Farmer, Jordan ; traduit de l’anglais (Etats-Unis) par Simon Baril
Policier & Thriller
Paris : Rivages, 2022, 286 pages, 20 €
🙂 🙂 🙂 Jeunesse perdue
Il n’y a pas grand-chose à faire à Lynch. Petite ville isolée de Virginie-Occidentale, elle n’offre que peu de perspectives aux quelques jeunes qui y grandissent. S’ils ne la quittent pas, c’est probablement parce qu’ils ont succombé à la spécialité locale : le trafic -et la consommation- de drogue. À moins qu’ils n’aient déjà atteint le deuxième pallier : l’incarcération dans le centre de détention pour mineurs, situé dans sa périphérie.
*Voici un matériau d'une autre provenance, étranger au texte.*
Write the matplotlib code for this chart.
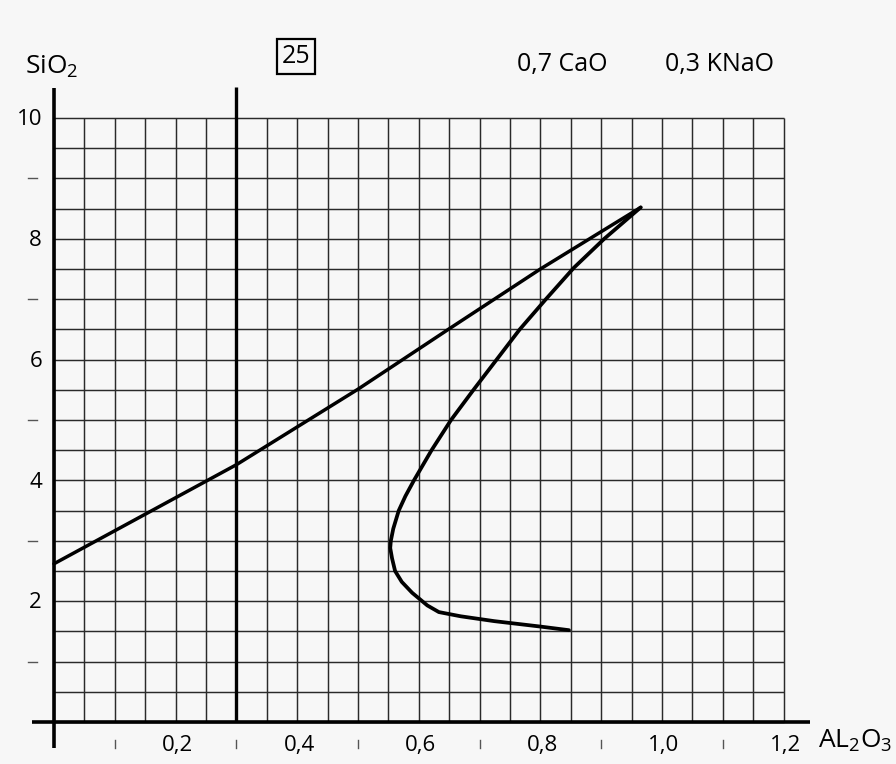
import numpy as np
import matplotlib.pyplot as plt

plt.rcParams['font.family'] = ['Open Sans', 'DejaVu Sans']
plt.rcParams['mathtext.fontset'] = 'custom'
plt.rcParams['mathtext.rm'] = 'Open Sans'

# gently curved line from the SiO2 axis up to the apex
line_x = [0.0, 0.3, 0.5, 0.65, 0.8, 0.965]
line_y = [2.62, 4.26, 5.51, 6.51, 7.5, 8.52]

# bent curve from the apex down to the lower tail
curve_x = [0.965, 0.905, 0.855, 0.809, 0.766, 0.728, 0.69, 0.653, 0.621, 0.592,
           0.578, 0.567, 0.558, 0.554, 0.553, 0.556, 0.561, 0.572, 0.589, 0.614,
           0.633, 0.669, 0.724, 0.80, 0.847]
curve_y = [8.52, 8.0, 7.52, 7.0, 6.5, 6.0, 5.5, 5.0, 4.5, 4.0,
           3.74, 3.5, 3.2, 3.0, 2.88, 2.71, 2.5, 2.32, 2.14, 1.93,
           1.82, 1.75, 1.67, 1.58, 1.52]

x_ticks = [0.2, 0.4, 0.6, 0.8, 1.0, 1.2]
x_labels = ['0,2', '0,4', '0,6', '0,8', '1,0', '1,2']
x_minor = [0.1, 0.3, 0.5, 0.7, 0.9, 1.1]
y_ticks = [2, 4, 6, 8, 10]
y_labels = ['2', '4', '6', '8', '10']
y_minor = [1, 3, 5, 7, 9]

fig = plt.figure(figsize=(8.96, 7.64), dpi=100)
fig.patch.set_facecolor('#f7f7f7')
ax = fig.add_axes([0, 0, 1, 1])
ax.set_facecolor('#f7f7f7')
ax.set_xlim(-54 / 608, (896 - 54) / 608)
ax.set_ylim(-(764 - 722) / 60.4, 722 / 60.4)
ax.axis('off')

# paper grid
gx = np.arange(0, 1.2001, 0.05)
gy = np.arange(0, 10.001, 0.5)
ax.vlines(gx, 0, 10, color='#2a2a2a', lw=1.05)
ax.hlines(gy, 0, 1.2, color='#2a2a2a', lw=1.05)

# axes and the 0.3 marker line
ax.plot([-0.036, 1.243], [0, 0], color='black', lw=2.6, solid_capstyle='butt')
ax.plot([0, 0], [-0.43, 10.5], color='black', lw=2.6, solid_capstyle='butt')
ax.plot([0.3, 0.3], [0, 10.52], color='black', lw=2.4, solid_capstyle='butt')

ax.plot(line_x, line_y, color='black', lw=2.5, solid_capstyle='round',
        solid_joinstyle='round')
ax.plot(curve_x, curve_y, color='black', lw=2.7, solid_capstyle='round',
        solid_joinstyle='round')

for xv, lab in zip(x_ticks, x_labels):
    ax.text(xv + 0.003, -0.48, lab, ha='center', va='baseline', fontsize=16)
for xv in x_minor:
    ax.plot([xv, xv], [-0.30, -0.43], color='#555555', lw=1.0)
for yv, lab in zip(y_ticks, y_labels):
    ax.text(-0.0197, yv - 0.12, lab, ha='right', va='baseline', fontsize=16)
for yv in y_minor:
    ax.plot([-0.043, -0.028], [yv, yv], color='#555555', lw=1.0)

ax.text(-0.0477, 10.73, r'SiO$_\mathrm{2}$', ha='left', va='baseline', fontsize=19)
ax.text(1.257, -0.43, r'AL$_\mathrm{2}$O$_\mathrm{3}$', ha='left', va='baseline', fontsize=19)
ax.text(0.398, 10.91, '25', ha='center', va='baseline', fontsize=18,
        bbox=dict(boxstyle='square,pad=0.2', fc='none', ec='black', lw=1.6))
ax.text(0.7615, 10.78, '0,7 CaO', ha='left', va='baseline', fontsize=18)
ax.text(1.005, 10.78, '0,3 KNaO', ha='left', va='baseline', fontsize=18)

fig.savefig('out.png', dpi=100, facecolor=fig.get_facecolor())
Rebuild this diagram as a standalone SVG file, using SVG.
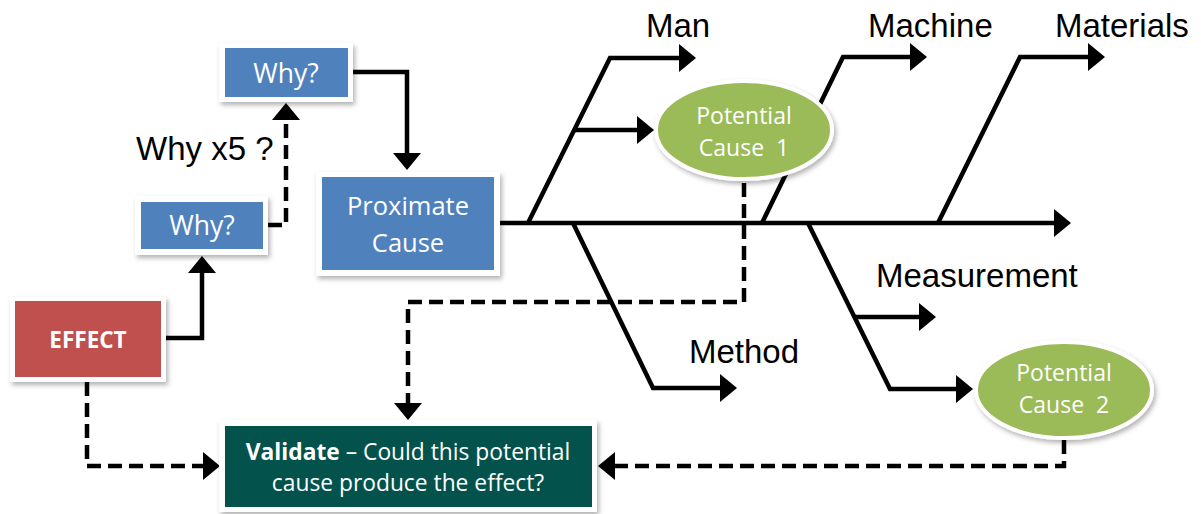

Jason Felts, l’un des assistants sociaux qui y travaillent, voit y débarquer Huddles Gilbert, le frère de Ferris Gilbert, caïd responsable du trafic de drogue et de la prostitution dans la région. Violent et dépourvu de tout sens moral, Ferris va tout faire pour que son frère ne témoigne pas contre lui.
Déterminisme social
Premier roman pour Jordan Farmer, « La mort sur ses épaules » navigue entre le noir « social » (John Harvey, Bill James, des anglais certes, mais on pourrait aussi citer William Boyle ou George Pelecanos du côté américain) et le noir « rural », genre effectuant une percée de plus en plus visible, et ce dans toutes les langues ; il faut croire que c’est dans la ruralité qu’effectivement les mouvements de société se révèlent les plus significatifs pour que le roman noir, digne successeur du roman réaliste, s’en empare avec une telle force. À l’image des meilleurs romans réalistes d’ailleurs, Farmer semble prendre plaisir à aligner un grand nombre de personnages, à leur assigner à chacun un rôle utile sans pour autant les épargner, jamais, dans le parcours qu’il a prévu pour eux, semblant ériger en valeur cardinale le précepte selon lequel la vie est fragile –« one minute you’re here, next minute you’re gone » comme le dit Springsteen. Pour autant, du plus petit rôle au plus important, on ne se perd jamais dans la galaxie mise en place, qui va du gardien de prison amateur de combat médiévaux au sheriff trop sûr de lui, en passant par le jeune homosexuel toujours sur le fil entre l’enfance et l’âge adulte. Ils naviguent au jugé dans une intrigue passionnante, prégnante et lourde, comme si leur volonté propre avait abdiqué la direction de leur vie au profit de la nature environnante, de leur milieu familial et de leurs conditions d’existence. Une sorte de déterminisme social et naturel qui les entraînerait imperceptiblement vers une violence rapide, sèche et dévastatrice. Un premier roman convaincant, touffu et pétri de noirceur, illuminé pourtant de quelques instants de grâce, où la sincérité et le désintéressement de certains personnages sauvent le récit de la cure d’obscurité à laquelle on s’attendait.